Edit: With 10 epochs, structure [784, 400, 400, 10] and the other parameters identical, I finally got 97.8% accuracy! Is this a case of overfitting (as mentioned in a comment)?

Another test: 20 epochs, structure [784, 700, 500, 10], other parameters identical 97.9% accuracy.

Best Answer

Yann LeCun has compiled a big list of results (and the associated papers) on MNIST, which may be of interest.

The best non-convolutional neural net result is by Cireşan, Meier, Gambardella and Schmidhuber (2010) (arXiv), who reported an accuracy of 99.65%. As their abstract describes, their approach was essentially brute force:

Good old on-line back-propagation for plain multi-layer perceptrons yields a very low 0.35% error rate on the famous MNIST handwritten digits benchmark. All we need to achieve this best result so far are many hidden layers, many neurons per layer, numerous deformed training images, and graphics cards to greatly speed up learning.

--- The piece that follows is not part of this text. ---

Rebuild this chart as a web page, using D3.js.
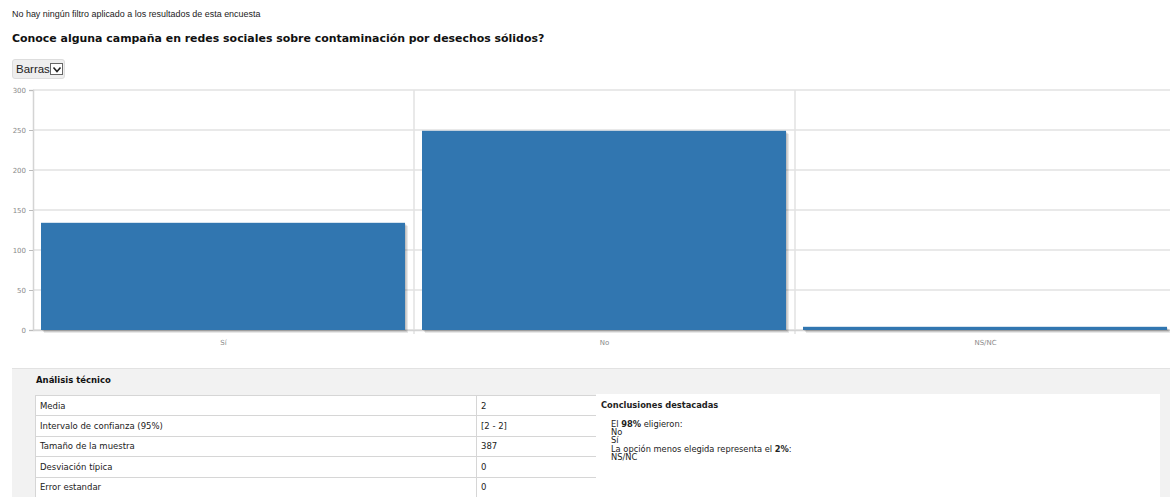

The network itself was a six layer MLP with 2500, 2000, 1500, 1000, 500, and 10 neurons per layer, and the training set was augmented with affine and elastic deformations. The only other secret ingredient was a lot of compute--the last few pages describe how they parallelized it.

A year later, the same group (Meier et al., 2011) reported similar results using an ensemble of 25 one-layer neural networks (0.39% test error*). These were individually smaller (800 hidden units), but the training strategy is a bit fancier. Similar strategies with convnets do a little bit better (~0.23% test error*). Since they are universal approximations, I can't see why a suitable MLP wouldn't be able to match that though it might be very large and difficult to train.


* Annoyingly very few of these papers report confidence intervals, standard errors, or anything like that, making it difficult to directly compare these results.